_Raw data:_
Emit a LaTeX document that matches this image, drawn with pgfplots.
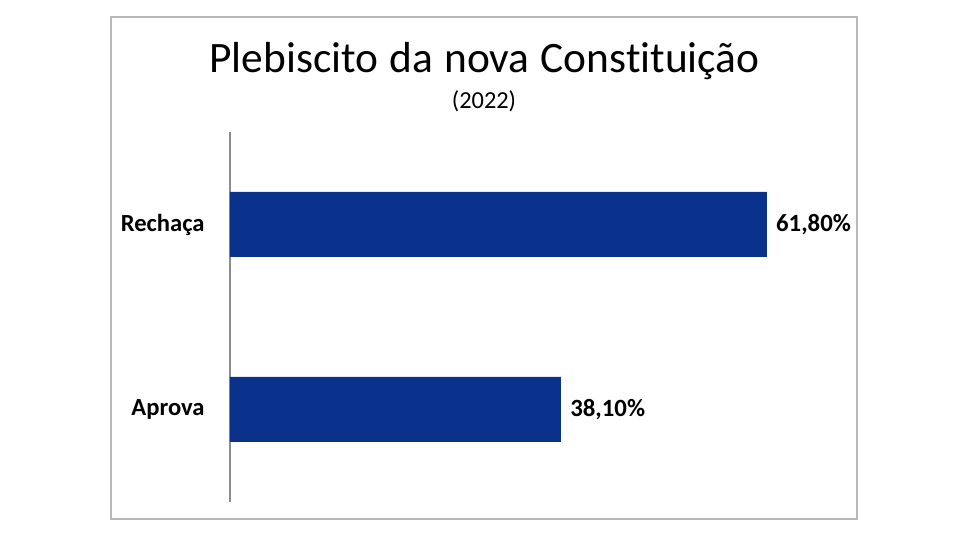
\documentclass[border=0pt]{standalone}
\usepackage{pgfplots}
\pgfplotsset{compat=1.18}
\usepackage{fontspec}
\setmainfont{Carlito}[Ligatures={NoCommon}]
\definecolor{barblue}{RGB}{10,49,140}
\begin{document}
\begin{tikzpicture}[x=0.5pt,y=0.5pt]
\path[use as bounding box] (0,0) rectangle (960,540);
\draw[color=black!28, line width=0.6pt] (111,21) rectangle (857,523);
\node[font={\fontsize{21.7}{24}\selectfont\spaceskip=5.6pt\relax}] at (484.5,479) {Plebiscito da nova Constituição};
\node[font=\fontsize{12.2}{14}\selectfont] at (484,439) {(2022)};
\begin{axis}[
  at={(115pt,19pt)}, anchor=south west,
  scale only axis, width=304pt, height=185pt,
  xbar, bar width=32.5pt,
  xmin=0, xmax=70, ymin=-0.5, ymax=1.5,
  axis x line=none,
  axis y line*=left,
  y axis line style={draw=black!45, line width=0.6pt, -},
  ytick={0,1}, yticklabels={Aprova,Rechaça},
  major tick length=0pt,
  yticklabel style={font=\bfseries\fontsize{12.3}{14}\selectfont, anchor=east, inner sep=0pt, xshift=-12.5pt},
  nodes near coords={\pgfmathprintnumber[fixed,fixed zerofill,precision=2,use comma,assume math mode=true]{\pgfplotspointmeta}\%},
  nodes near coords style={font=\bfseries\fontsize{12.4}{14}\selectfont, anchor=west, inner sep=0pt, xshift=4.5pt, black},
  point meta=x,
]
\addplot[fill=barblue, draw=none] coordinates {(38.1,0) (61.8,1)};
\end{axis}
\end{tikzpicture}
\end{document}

_Work required:_
From the material above, copy everything exactly but the pictures.

_Completed exercise:_
Emit a LaTeX document that matches this image, drawn with pgfplots.
\documentclass[border=0pt]{standalone}
\usepackage{pgfplots}
\pgfplotsset{compat=1.18}
\usepackage{fontspec}
\setmainfont{Carlito}[Ligatures={NoCommon}]
\definecolor{barblue}{RGB}{10,49,140}
\begin{document}
\begin{tikzpicture}[x=0.5pt,y=0.5pt]
\path[use as bounding box] (0,0) rectangle (960,540);
\draw[color=black!28, line width=0.6pt] (111,21) rectangle (857,523);
\node[font={\fontsize{21.7}{24}\selectfont\spaceskip=5.6pt\relax}] at (484.5,479) {Plebiscito da nova Constituição};
\node[font=\fontsize{12.2}{14}\selectfont] at (484,439) {(2022)};
\begin{axis}[
  at={(115pt,19pt)}, anchor=south west,
  scale only axis, width=304pt, height=185pt,
  xbar, bar width=32.5pt,
  xmin=0, xmax=70, ymin=-0.5, ymax=1.5,
  axis x line=none,
  axis y line*=left,
  y axis line style={draw=black!45, line width=0.6pt, -},
  ytick={0,1}, yticklabels={Aprova,Rechaça},
  major tick length=0pt,
  yticklabel style={font=\bfseries\fontsize{12.3}{14}\selectfont, anchor=east, inner sep=0pt, xshift=-12.5pt},
  nodes near coords={\pgfmathprintnumber[fixed,fixed zerofill,precision=2,use comma,assume math mode=true]{\pgfplotspointmeta}\%},
  nodes near coords style={font=\bfseries\fontsize{12.4}{14}\selectfont, anchor=west, inner sep=0pt, xshift=4.5pt, black},
  point meta=x,
]
\addplot[fill=barblue, draw=none] coordinates {(38.1,0) (61.8,1)};
\end{axis}
\end{tikzpicture}
\end{document}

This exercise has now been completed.